Friday, Sep. 12, 1969

Petronius, 20%; Fellini, 80%

There's an enormous platter of live black eels in an inky sauce, and that's only the hors d'oeuvres. As the guests seat themselves at the banquet, their hostess urinates in a silver chamber pot. Slaves stumble over garbage-strewn floors bearing trays of delicacies from some gastronomic apocalypse: a white calf wearing a brass helmet, cows' udders aswim in a mucid green sauce. It is a picnic in the best traditions of ancient Rome and Federico Fellini, designed and executed for Satyricon, his first full-length film in four years. It may be the most glorious bacchanal in the history of the cinema. At its opening last week at the Venice Film Festival, that promise seemed to be fulfilled. The normally reserved press corps gave the film a five-minute ovation, and the first-night audience was equally wide-eyed. Wrote one critic: "Satyricon is like an Atlantis that has emerged from .the deepest roots of the soul to mark the return of Fellini."

As in Spirits of the Dead, Fellini used the original source only as inspirational material. The Satyricon of Petronius Arbiter was a pornographic satire written by Nero's whoremonger, a raucous tale of two worldly youths moving through the decaying strata of Roman society. Fellini lifted all of the characters but just a single episode from the book. The result, announces the director with a characteristically immodest shrug, "is about 20% Petronius and 80% Fellini."

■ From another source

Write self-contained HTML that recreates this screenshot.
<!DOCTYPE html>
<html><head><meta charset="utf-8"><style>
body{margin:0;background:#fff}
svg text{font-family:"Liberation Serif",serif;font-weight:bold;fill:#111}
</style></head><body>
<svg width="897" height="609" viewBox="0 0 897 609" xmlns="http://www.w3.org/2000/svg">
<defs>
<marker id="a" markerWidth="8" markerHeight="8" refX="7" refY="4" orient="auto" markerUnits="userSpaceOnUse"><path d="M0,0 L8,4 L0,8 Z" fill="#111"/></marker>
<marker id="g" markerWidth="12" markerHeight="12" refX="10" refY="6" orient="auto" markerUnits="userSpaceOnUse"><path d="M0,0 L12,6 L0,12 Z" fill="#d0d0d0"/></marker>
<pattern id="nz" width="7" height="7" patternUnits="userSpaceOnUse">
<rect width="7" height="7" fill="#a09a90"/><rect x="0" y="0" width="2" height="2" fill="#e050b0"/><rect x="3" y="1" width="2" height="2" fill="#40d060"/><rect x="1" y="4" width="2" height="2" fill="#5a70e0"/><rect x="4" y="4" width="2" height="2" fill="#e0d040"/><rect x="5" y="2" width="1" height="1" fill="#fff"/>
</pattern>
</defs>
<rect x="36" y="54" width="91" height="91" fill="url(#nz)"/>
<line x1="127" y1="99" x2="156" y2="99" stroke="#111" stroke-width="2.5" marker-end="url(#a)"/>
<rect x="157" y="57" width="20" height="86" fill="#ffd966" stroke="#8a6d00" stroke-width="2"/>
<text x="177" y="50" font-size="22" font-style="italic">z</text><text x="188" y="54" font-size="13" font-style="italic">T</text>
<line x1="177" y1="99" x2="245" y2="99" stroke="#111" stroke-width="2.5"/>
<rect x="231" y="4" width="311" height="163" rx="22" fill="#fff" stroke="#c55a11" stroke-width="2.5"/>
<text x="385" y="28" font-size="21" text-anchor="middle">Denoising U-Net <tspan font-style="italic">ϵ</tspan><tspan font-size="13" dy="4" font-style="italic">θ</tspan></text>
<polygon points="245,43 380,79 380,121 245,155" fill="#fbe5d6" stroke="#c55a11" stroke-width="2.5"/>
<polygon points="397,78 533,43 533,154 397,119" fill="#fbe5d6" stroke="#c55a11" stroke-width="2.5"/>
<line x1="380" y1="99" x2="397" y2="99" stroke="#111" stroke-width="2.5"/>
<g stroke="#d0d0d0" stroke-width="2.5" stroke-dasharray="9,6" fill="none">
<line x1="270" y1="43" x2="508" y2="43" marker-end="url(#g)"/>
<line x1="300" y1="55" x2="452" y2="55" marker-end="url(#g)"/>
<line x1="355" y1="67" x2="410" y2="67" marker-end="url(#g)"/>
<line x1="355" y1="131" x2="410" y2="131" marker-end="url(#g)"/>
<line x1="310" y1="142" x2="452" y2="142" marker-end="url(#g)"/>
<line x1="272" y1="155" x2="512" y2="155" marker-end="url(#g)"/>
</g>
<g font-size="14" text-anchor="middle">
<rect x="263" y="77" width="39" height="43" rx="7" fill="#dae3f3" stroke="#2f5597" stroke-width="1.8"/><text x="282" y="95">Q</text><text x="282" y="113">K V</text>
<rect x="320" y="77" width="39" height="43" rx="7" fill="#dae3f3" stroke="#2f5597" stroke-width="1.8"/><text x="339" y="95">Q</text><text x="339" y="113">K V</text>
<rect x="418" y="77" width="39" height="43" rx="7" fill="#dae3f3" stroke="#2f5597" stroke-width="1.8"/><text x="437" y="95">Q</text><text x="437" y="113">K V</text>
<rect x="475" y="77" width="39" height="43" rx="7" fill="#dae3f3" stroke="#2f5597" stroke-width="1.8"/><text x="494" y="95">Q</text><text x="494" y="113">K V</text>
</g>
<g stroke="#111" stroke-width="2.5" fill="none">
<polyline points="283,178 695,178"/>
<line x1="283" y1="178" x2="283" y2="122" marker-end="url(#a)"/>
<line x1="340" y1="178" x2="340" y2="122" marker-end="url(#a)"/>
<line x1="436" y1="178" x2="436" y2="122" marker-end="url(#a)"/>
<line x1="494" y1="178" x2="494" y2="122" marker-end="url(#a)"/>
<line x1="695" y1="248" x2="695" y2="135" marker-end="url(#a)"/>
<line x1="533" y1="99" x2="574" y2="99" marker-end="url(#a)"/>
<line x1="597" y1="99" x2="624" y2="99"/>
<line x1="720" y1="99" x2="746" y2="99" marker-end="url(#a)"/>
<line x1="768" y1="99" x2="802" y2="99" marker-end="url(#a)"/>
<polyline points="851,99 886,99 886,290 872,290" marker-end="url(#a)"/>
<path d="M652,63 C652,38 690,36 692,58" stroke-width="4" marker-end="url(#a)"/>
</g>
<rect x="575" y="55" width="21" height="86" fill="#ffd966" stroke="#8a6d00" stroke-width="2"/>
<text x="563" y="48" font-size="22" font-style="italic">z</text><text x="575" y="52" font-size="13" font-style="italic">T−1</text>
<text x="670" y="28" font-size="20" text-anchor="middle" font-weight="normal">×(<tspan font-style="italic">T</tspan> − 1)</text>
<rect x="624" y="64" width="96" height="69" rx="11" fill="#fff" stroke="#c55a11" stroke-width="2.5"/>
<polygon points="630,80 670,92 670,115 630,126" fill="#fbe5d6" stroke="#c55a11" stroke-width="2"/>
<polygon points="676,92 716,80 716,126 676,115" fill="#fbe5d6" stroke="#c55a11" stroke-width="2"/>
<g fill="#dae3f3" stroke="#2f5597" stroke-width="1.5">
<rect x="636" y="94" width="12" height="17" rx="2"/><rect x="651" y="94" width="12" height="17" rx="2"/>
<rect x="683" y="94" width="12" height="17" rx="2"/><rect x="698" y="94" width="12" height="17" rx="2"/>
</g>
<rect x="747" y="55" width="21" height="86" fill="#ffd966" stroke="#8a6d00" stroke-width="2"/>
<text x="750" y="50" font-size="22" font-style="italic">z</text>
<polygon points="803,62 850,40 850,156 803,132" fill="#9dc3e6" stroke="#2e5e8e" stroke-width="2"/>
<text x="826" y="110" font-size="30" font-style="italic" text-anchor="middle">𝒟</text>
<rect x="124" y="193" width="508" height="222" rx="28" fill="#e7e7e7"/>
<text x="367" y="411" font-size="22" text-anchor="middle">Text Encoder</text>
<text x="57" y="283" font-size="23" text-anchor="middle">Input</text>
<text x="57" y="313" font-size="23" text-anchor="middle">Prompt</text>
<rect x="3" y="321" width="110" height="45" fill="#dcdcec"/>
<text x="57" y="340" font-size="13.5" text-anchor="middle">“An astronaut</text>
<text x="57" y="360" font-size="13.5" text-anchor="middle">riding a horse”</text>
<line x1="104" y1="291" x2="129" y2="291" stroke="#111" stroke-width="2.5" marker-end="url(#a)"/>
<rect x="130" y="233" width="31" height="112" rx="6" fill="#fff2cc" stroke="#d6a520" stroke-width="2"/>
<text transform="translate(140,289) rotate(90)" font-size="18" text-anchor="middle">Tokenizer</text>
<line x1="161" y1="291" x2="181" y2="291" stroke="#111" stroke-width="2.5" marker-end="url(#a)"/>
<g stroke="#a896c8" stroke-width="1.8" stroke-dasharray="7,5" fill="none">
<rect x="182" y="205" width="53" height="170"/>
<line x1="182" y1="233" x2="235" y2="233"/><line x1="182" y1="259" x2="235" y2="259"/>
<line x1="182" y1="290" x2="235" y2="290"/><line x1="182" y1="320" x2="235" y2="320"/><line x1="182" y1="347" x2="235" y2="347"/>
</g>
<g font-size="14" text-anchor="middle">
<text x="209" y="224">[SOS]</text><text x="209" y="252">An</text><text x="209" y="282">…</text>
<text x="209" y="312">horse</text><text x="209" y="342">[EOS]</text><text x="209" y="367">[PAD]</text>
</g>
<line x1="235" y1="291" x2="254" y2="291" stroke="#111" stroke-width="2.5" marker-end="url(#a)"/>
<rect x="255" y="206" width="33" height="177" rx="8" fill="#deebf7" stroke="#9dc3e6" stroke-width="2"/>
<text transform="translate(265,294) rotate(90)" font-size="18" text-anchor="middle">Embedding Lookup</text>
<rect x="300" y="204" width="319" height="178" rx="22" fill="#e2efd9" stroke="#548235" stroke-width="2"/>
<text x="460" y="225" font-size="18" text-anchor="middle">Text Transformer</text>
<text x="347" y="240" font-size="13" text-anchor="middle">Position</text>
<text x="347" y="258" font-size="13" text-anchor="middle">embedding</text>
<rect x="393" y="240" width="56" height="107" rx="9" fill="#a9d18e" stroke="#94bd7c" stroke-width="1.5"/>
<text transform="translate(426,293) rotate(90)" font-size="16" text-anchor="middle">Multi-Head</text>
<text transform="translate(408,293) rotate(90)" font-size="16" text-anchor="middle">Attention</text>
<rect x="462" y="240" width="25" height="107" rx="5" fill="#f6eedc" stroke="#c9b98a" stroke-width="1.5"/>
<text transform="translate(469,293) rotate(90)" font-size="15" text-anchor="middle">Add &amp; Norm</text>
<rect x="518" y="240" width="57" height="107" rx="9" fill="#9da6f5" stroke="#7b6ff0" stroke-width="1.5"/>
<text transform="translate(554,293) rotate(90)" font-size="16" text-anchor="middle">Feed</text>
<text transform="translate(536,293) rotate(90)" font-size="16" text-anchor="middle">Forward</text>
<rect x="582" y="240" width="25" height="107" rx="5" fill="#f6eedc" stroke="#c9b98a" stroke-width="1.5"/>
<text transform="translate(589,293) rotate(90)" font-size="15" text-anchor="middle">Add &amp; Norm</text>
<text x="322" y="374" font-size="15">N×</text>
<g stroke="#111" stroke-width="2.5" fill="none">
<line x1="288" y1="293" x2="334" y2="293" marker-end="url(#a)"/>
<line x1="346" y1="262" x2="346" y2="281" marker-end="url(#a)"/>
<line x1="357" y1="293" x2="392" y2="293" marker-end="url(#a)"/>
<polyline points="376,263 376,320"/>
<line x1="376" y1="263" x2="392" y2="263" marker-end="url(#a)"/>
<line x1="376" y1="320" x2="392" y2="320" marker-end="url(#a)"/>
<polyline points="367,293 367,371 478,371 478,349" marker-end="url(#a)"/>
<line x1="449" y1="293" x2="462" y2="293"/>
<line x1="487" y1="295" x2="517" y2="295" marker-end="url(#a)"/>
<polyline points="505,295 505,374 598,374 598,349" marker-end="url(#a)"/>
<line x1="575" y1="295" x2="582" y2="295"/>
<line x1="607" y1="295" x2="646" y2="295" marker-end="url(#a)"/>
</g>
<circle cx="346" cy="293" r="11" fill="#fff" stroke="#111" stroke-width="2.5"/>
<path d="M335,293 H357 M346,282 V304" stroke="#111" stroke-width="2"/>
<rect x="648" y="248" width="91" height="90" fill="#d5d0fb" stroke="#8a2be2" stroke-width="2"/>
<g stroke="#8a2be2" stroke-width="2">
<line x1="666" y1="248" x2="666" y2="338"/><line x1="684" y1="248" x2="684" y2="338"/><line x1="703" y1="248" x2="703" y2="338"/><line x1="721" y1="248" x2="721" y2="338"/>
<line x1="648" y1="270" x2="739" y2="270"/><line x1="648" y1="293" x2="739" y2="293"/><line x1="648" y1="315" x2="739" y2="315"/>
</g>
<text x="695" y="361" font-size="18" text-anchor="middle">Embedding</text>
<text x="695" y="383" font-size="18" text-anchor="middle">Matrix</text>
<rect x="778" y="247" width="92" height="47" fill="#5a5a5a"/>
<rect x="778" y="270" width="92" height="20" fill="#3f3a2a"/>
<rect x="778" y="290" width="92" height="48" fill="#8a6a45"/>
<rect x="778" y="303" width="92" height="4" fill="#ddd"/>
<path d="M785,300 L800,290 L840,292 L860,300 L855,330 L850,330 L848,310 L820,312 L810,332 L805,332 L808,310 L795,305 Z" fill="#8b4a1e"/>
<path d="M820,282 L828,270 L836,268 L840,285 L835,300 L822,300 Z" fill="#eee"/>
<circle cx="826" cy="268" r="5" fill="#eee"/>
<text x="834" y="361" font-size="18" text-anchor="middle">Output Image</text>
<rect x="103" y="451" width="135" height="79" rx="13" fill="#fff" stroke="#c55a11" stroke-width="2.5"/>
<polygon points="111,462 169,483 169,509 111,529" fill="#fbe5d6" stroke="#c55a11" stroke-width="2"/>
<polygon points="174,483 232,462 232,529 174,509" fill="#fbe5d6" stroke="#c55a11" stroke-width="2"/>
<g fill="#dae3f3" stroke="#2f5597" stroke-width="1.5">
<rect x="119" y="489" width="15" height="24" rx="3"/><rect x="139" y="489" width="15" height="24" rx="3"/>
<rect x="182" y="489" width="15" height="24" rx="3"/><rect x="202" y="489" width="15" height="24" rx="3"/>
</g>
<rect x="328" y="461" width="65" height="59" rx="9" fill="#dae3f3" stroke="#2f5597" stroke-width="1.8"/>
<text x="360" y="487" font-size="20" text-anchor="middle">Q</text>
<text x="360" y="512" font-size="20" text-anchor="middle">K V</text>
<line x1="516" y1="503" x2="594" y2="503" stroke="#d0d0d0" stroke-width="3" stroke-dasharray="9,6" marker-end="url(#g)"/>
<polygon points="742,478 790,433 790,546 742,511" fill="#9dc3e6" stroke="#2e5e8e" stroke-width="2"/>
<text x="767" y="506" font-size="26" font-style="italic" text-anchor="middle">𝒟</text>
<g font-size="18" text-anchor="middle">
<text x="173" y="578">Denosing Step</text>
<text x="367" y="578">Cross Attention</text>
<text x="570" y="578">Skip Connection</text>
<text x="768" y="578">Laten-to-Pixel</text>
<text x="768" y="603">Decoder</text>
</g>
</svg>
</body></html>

The book has been on his mind for 30 years. In 1939 he attempted to stage it as an anti-Fascist parody. But Fellini scholars who enjoy tracing autobiographical ghosts through the master's films may find that Satyricon is a dead end. "This is my most tiring film," Fellini admitted after completing a hectic three months of editing. "It is more anguishing than La Dolce Vita because that had reality. Satyricon is made from an unknown point of view. I have invented everything myself, a universe out of my mind. There is nothing where I recognize myself. If anything, it is a kind of auto-destruction." Novelist-Critic Alberto Moravia recognized some of the old Fellini trademarks however: monstrous old people, perverse youth populating "an antique world in which decadence and death gradually drown and destroy the senses."

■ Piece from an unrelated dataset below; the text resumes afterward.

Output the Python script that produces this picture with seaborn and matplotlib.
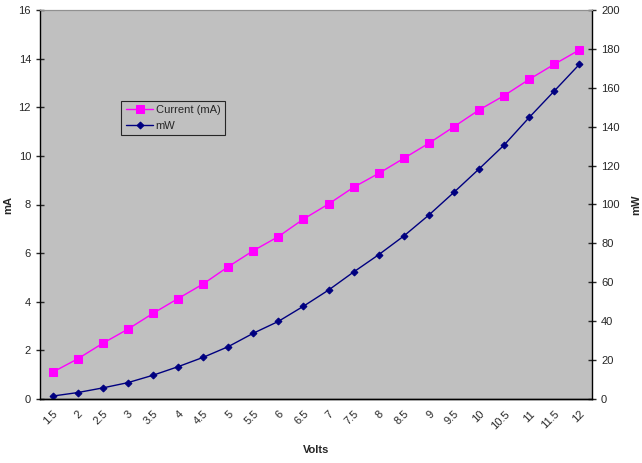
import matplotlib
matplotlib.use("Agg")
import matplotlib.pyplot as plt
from matplotlib.ticker import FixedLocator, MultipleLocator
import numpy as np
import pandas as pd
import seaborn as sns

volts = ["1.5", "2", "2.5", "3", "3.5", "4", "4.5", "5", "5.5", "6", "6.5",
         "7", "7.5", "8", "8.5", "9", "9.5", "10", "10.5", "11", "11.5", "12"]
current_ma = [1.1, 1.65, 2.29, 2.87, 3.52, 4.13, 4.73, 5.44, 6.10, 6.68, 7.40,
              8.02, 8.71, 9.28, 9.90, 10.52, 11.20, 11.89, 12.48, 13.15, 13.77, 14.36]
power_mw = [1.5, 3.3, 5.7, 8.4, 12.2, 16.6, 21.4, 26.9, 33.8, 39.9, 47.7,
            56.0, 65.3, 74.2, 83.8, 94.6, 106.3, 118.3, 130.6, 144.8, 158.4, 172.1]

df = pd.DataFrame({"idx": np.arange(len(volts)), "volts": volts,
                   "current": current_ma, "mw": power_mw})

sns.set_style("white")
plt.rcParams["font.family"] = ["Liberation Sans", "DejaVu Sans"]

fig = plt.figure(figsize=(6.42, 4.63), dpi=100)
ax = fig.add_axes([40 / 642, 64 / 463, 552 / 642, 389 / 463])
ax.set_facecolor("#C0C0C0")
ax2 = ax.twinx()

sns.lineplot(data=df, x="idx", y="current", ax=ax, color="#FF00FF", marker="s",
             markersize=5.5, markeredgecolor="#FF00FF", linewidth=1,
             label="Current (mA)", legend=False)
sns.lineplot(data=df, x="idx", y="mw", ax=ax2, color="#000080", marker="D",
             markersize=3.5, markeredgecolor="#000080", linewidth=1,
             label="mW", legend=False)

ax.set_xlim(-0.5, len(volts) - 0.5)
ax.set_ylim(0, 16)
ax2.set_ylim(0, 200)
ax.yaxis.set_major_locator(MultipleLocator(2))
ax2.yaxis.set_major_locator(MultipleLocator(20))

ax.set_xticks(df["idx"])
ax.set_xticklabels(volts, rotation=45, ha="right", va="top", rotation_mode="anchor")
ax.xaxis.set_minor_locator(FixedLocator(np.arange(-0.5, len(volts), 1.0)))
ax.tick_params(axis="x", which="major", length=0, labelsize=8, pad=7)
ax.tick_params(axis="x", which="minor", length=5, direction="inout", width=1)
ax.tick_params(axis="y", length=6, direction="inout", width=1, labelsize=8, left=True)
ax2.tick_params(axis="y", length=6, direction="inout", width=1, labelsize=8, right=True)

for a in (ax, ax2):
    for s in ("left", "right", "bottom"):
        a.spines[s].set_color("black")
        a.spines[s].set_linewidth(1)
    a.spines["top"].set_color("#909090")
    a.spines["top"].set_linewidth(0.8)
ax.spines["right"].set_visible(False)
ax2.spines["left"].set_visible(False)

ax.set_xlabel("Volts", fontsize=8, fontweight="bold", labelpad=10)
ax.set_ylabel("mA", fontsize=8, fontweight="bold", labelpad=4)
ax2.set_ylabel("mW", fontsize=8, fontweight="bold", rotation=90, labelpad=8)

h1, l1 = ax.get_legend_handles_labels()
h2, l2 = ax2.get_legend_handles_labels()
leg = ax2.legend(h1 + h2, l1 + l2, loc="upper left", bbox_to_anchor=(0.137, 0.781),
                 fontsize=8, frameon=True, fancybox=False, facecolor="#C0C0C0",
                 edgecolor="black", borderpad=0.4, labelspacing=0.5,
                 handlelength=2.5, handletextpad=0.2)
leg.get_frame().set_linewidth(0.8)

fig.savefig("out.png", dpi=100)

Relevant Antiquity. Fellini and Cinematographer Giuseppe Rotunno (who also shot Toby Dammit) used tons of smoke, incense and cement dust to reproduce a sense of murky antiquity. Yet there is little doubt that, in scenes like the death of a patrician couple who prefer suicide to inevitable political assassination, Fellini is attempting to render this vast fresco as a giant metaphor for the 1960s. "If Petronius' work is a full-blooded description of the atmosphere of those times," Fellini admits, "the film that I adapted from it is a panorama, an allegorical satire of our present-day world. It is a science-fiction film projected into the past, not the future, a journey into the unknown. But it is not an erotic picture."

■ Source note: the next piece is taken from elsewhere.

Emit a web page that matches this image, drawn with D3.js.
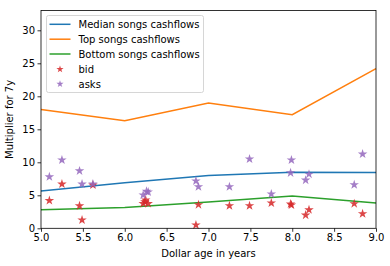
<!DOCTYPE html>
<html><head><meta charset="utf-8">
<script src="https://cdn.jsdelivr.net/npm/d3@7"></script>
<style>body{margin:0;background:#fff}svg{display:block}text{font-family:"DejaVu Sans",sans-serif}</style>
</head><body><svg id="c" width="390" height="266"></svg>
<script>
const lineX = [5, 6, 7, 8, 9];
const medianVals = [5.65, 6.9, 8.0, 8.5, 8.45];
const topVals = [18.0, 16.3, 19.0, 17.2, 24.2];
const bottomVals = [2.8, 3.15, 4.0, 4.9, 3.85];
const bidX = [5.10, 5.25, 5.46, 5.49, 5.62, 6.22, 6.25, 6.28, 6.24, 6.85, 6.88, 7.25, 7.49, 7.75, 7.98, 7.99, 8.16, 8.20, 8.74, 8.84];
const bidY = [4.2, 6.7, 3.4, 1.26, 6.55, 3.75, 4.3, 3.75, 4.0, 0.5, 3.58, 3.42, 3.42, 3.83, 3.68, 3.53, 2.0, 2.8, 3.73, 2.2];
const askX = [5.10, 5.25, 5.46, 5.49, 5.62, 6.22, 6.26, 6.28, 6.85, 6.88, 7.25, 7.49, 7.75, 7.99, 7.98, 8.16, 8.20, 8.74, 8.84];
const askY = [7.8, 10.35, 8.7, 6.7, 6.7, 5.05, 5.6, 5.5, 7.17, 6.3, 6.3, 10.5, 5.2, 10.35, 8.4, 7.3, 8.2, 6.6, 11.25];
const xTicks = [5.0, 5.5, 6.0, 6.5, 7.0, 7.5, 8.0, 8.5, 9.0];
const yTicks = [0, 5, 10, 15, 20, 25, 30];
const seriesNames = ["Median songs cashflows", "Top songs cashflows", "Bottom songs cashflows", "bid", "asks"];

const svg = d3.select("#c");
const L = 41, R = 376, T = 10.5, B = 228.3;
const x = d3.scaleLinear().domain([5, 9]).range([L, R]);
const y = d3.scaleLinear().domain([0, 33]).range([B, T]);

const g = svg.append("g");
const line = d3.line().x((d, i) => x(lineX[i])).y(d => y(d));
const lines = [[medianVals, "#1f77b4"], [topVals, "#ff7f0e"], [bottomVals, "#2ca02c"]];
lines.forEach(([v, c]) => {
  g.append("path").datum(v).attr("d", line).attr("fill", "none").attr("stroke", c).attr("stroke-width", 1.5);
});
const star = d3.symbol().type(d3.symbolStar).size(28);
const starSmall = d3.symbol().type(d3.symbolStar).size(16);
bidX.forEach((xv, i) => {
  g.append("path").attr("d", star).attr("transform", `translate(${x(xv)},${y(bidY[i])})`)
    .attr("fill", "#d62728").attr("fill-opacity", 0.85);
});
askX.forEach((xv, i) => {
  g.append("path").attr("d", star).attr("transform", `translate(${x(xv)},${y(askY[i])})`)
    .attr("fill", "#9467bd").attr("fill-opacity", 0.85);
});

const xa = svg.append("g").attr("transform", `translate(0,${B})`)
  .call(d3.axisBottom(x).tickValues(xTicks).tickFormat(d3.format(".1f")).tickSizeOuter(0).tickSize(3.5));
const ya = svg.append("g").attr("transform", `translate(${L},0)`)
  .call(d3.axisLeft(y).tickValues(yTicks).tickSizeOuter(0).tickSize(3.5));
[xa, ya].forEach(a => {
  a.select(".domain").remove();
  a.selectAll("text").attr("font-size", 10).attr("fill", "#000").attr("font-family", "DejaVu Sans");
  a.selectAll("line").attr("stroke", "#000").attr("stroke-width", 0.8);
});
xa.selectAll("text").attr("dy", "0.71em").attr("y", 6);
ya.selectAll("text").attr("x", -6);
svg.append("rect").attr("x", L).attr("y", T).attr("width", R - L).attr("height", B - T)
  .attr("fill", "none").attr("stroke", "#000").attr("stroke-width", 0.8);

svg.append("text").attr("x", (L + R) / 2).attr("y", 257).attr("text-anchor", "middle").attr("font-size", 10).text("Dollar age in years");
svg.append("text").attr("transform", `translate(13,${(T + B) / 2}) rotate(-90)`).attr("text-anchor", "middle").attr("font-size", 10).text("Multiplier for 7y");

const lg = svg.append("g");
lg.append("rect").attr("x", 46.5).attr("y", 15.5).attr("width", 157).attr("height", 77).attr("rx", 2)
  .attr("fill", "#fff").attr("fill-opacity", 0.8).attr("stroke", "#ccc").attr("stroke-width", 0.8);
const rowY = [24.3, 39.2, 54, 69.2, 84];
const colors = ["#1f77b4", "#ff7f0e", "#2ca02c", "#d62728", "#9467bd"];
seriesNames.forEach((n, i) => {
  if (i < 3) {
    lg.append("line").attr("x1", 49.5).attr("x2", 70.5).attr("y1", rowY[i]).attr("y2", rowY[i]).attr("stroke", colors[i]).attr("stroke-width", 1.5);
  } else {
    lg.append("path").attr("d", starSmall).attr("transform", `translate(60,${rowY[i]})`).attr("fill", colors[i]).attr("fill-opacity", 0.85);
  }
  lg.append("text").attr("x", 78.5).attr("y", rowY[i]).attr("dy", "0.35em").attr("font-size", 10).text(n);
});
</script></body></html>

Perhaps not, but it is already a sensational one. Although American audiences will have to wait until winter to see Satyricon, the Venice showing was so wildly popular that festival tickets, normally 2,000 lire ($3.20), were being sold on the black market at 60,000 lire (about $100) apiece. "Well," Fellini explained gleefully, "I think that every Italian is a pagan at heart."